What is required:
Write out all of the data exactly as it appears.
————————
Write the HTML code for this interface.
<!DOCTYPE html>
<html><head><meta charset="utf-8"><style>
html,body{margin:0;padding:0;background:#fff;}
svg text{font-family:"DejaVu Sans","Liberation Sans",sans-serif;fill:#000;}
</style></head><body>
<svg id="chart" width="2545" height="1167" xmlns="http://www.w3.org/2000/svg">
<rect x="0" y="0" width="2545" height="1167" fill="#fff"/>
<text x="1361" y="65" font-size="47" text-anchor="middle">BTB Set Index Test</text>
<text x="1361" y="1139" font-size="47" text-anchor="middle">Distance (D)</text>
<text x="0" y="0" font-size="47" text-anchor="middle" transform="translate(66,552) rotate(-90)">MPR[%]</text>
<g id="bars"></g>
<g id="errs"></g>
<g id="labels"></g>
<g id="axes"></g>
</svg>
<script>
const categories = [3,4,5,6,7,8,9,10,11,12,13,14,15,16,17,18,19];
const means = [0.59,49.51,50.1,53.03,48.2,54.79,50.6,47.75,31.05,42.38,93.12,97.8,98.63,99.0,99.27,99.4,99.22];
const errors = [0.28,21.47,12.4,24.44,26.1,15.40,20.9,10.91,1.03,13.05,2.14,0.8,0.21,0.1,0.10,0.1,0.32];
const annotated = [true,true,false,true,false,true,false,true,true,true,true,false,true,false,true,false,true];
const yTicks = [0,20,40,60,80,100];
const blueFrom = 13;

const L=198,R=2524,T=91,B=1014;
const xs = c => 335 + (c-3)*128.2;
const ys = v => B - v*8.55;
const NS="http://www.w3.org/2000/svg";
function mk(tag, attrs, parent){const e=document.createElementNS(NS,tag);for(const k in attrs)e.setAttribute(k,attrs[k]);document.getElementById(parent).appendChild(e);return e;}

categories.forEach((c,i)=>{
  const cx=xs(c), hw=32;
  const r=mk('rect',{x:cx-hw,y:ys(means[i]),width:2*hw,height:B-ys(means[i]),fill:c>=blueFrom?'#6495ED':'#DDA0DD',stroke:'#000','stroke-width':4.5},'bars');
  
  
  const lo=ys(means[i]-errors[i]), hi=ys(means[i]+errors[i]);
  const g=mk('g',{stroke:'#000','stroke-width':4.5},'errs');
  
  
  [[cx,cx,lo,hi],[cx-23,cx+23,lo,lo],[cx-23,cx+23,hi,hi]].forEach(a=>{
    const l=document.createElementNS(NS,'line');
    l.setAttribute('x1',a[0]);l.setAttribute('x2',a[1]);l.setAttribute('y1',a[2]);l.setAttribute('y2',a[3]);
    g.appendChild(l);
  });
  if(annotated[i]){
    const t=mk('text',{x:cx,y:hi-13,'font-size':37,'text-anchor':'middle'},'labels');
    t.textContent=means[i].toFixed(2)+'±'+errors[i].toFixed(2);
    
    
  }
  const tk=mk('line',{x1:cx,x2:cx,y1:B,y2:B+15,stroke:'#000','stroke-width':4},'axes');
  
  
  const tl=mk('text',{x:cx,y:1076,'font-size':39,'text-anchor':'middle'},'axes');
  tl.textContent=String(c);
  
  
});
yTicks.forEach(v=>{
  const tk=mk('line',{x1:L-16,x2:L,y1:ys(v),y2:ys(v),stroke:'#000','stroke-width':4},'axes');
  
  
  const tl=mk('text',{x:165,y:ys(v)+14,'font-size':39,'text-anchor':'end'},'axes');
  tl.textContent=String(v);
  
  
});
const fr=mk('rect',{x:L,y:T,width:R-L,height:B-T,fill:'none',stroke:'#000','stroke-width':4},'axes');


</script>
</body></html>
————————
Problem solution:
Write the HTML code for this interface.
<!DOCTYPE html>
<html><head><meta charset="utf-8"><style>
html,body{margin:0;padding:0;background:#fff;}
svg text{font-family:"DejaVu Sans","Liberation Sans",sans-serif;fill:#000;}
</style></head><body>
<svg id="chart" width="2545" height="1167" xmlns="http://www.w3.org/2000/svg">
<rect x="0" y="0" width="2545" height="1167" fill="#fff"/>
<text x="1361" y="65" font-size="47" text-anchor="middle">BTB Set Index Test</text>
<text x="1361" y="1139" font-size="47" text-anchor="middle">Distance (D)</text>
<text x="0" y="0" font-size="47" text-anchor="middle" transform="translate(66,552) rotate(-90)">MPR[%]</text>
<g id="bars"></g>
<g id="errs"></g>
<g id="labels"></g>
<g id="axes"></g>
</svg>
<script>
const categories = [3,4,5,6,7,8,9,10,11,12,13,14,15,16,17,18,19];
const means = [0.59,49.51,50.1,53.03,48.2,54.79,50.6,47.75,31.05,42.38,93.12,97.8,98.63,99.0,99.27,99.4,99.22];
const errors = [0.28,21.47,12.4,24.44,26.1,15.40,20.9,10.91,1.03,13.05,2.14,0.8,0.21,0.1,0.10,0.1,0.32];
const annotated = [true,true,false,true,false,true,false,true,true,true,true,false,true,false,true,false,true];
const yTicks = [0,20,40,60,80,100];
const blueFrom = 13;

const L=198,R=2524,T=91,B=1014;
const xs = c => 335 + (c-3)*128.2;
const ys = v => B - v*8.55;
const NS="http://www.w3.org/2000/svg";
function mk(tag, attrs, parent){const e=document.createElementNS(NS,tag);for(const k in attrs)e.setAttribute(k,attrs[k]);document.getElementById(parent).appendChild(e);return e;}

categories.forEach((c,i)=>{
  const cx=xs(c), hw=32;
  const r=mk('rect',{x:cx-hw,y:ys(means[i]),width:2*hw,height:B-ys(means[i]),fill:c>=blueFrom?'#6495ED':'#DDA0DD',stroke:'#000','stroke-width':4.5},'bars');
  
  
  const lo=ys(means[i]-errors[i]), hi=ys(means[i]+errors[i]);
  const g=mk('g',{stroke:'#000','stroke-width':4.5},'errs');
  
  
  [[cx,cx,lo,hi],[cx-23,cx+23,lo,lo],[cx-23,cx+23,hi,hi]].forEach(a=>{
    const l=document.createElementNS(NS,'line');
    l.setAttribute('x1',a[0]);l.setAttribute('x2',a[1]);l.setAttribute('y1',a[2]);l.setAttribute('y2',a[3]);
    g.appendChild(l);
  });
  if(annotated[i]){
    const t=mk('text',{x:cx,y:hi-13,'font-size':37,'text-anchor':'middle'},'labels');
    t.textContent=means[i].toFixed(2)+'±'+errors[i].toFixed(2);
    
    
  }
  const tk=mk('line',{x1:cx,x2:cx,y1:B,y2:B+15,stroke:'#000','stroke-width':4},'axes');
  
  
  const tl=mk('text',{x:cx,y:1076,'font-size':39,'text-anchor':'middle'},'axes');
  tl.textContent=String(c);
  
  
});
yTicks.forEach(v=>{
  const tk=mk('line',{x1:L-16,x2:L,y1:ys(v),y2:ys(v),stroke:'#000','stroke-width':4},'axes');
  
  
  const tl=mk('text',{x:165,y:ys(v)+14,'font-size':39,'text-anchor':'end'},'axes');
  tl.textContent=String(v);
  
  
});
const fr=mk('rect',{x:L,y:T,width:R-L,height:B-T,fill:'none',stroke:'#000','stroke-width':4},'axes');


</script>
</body></html>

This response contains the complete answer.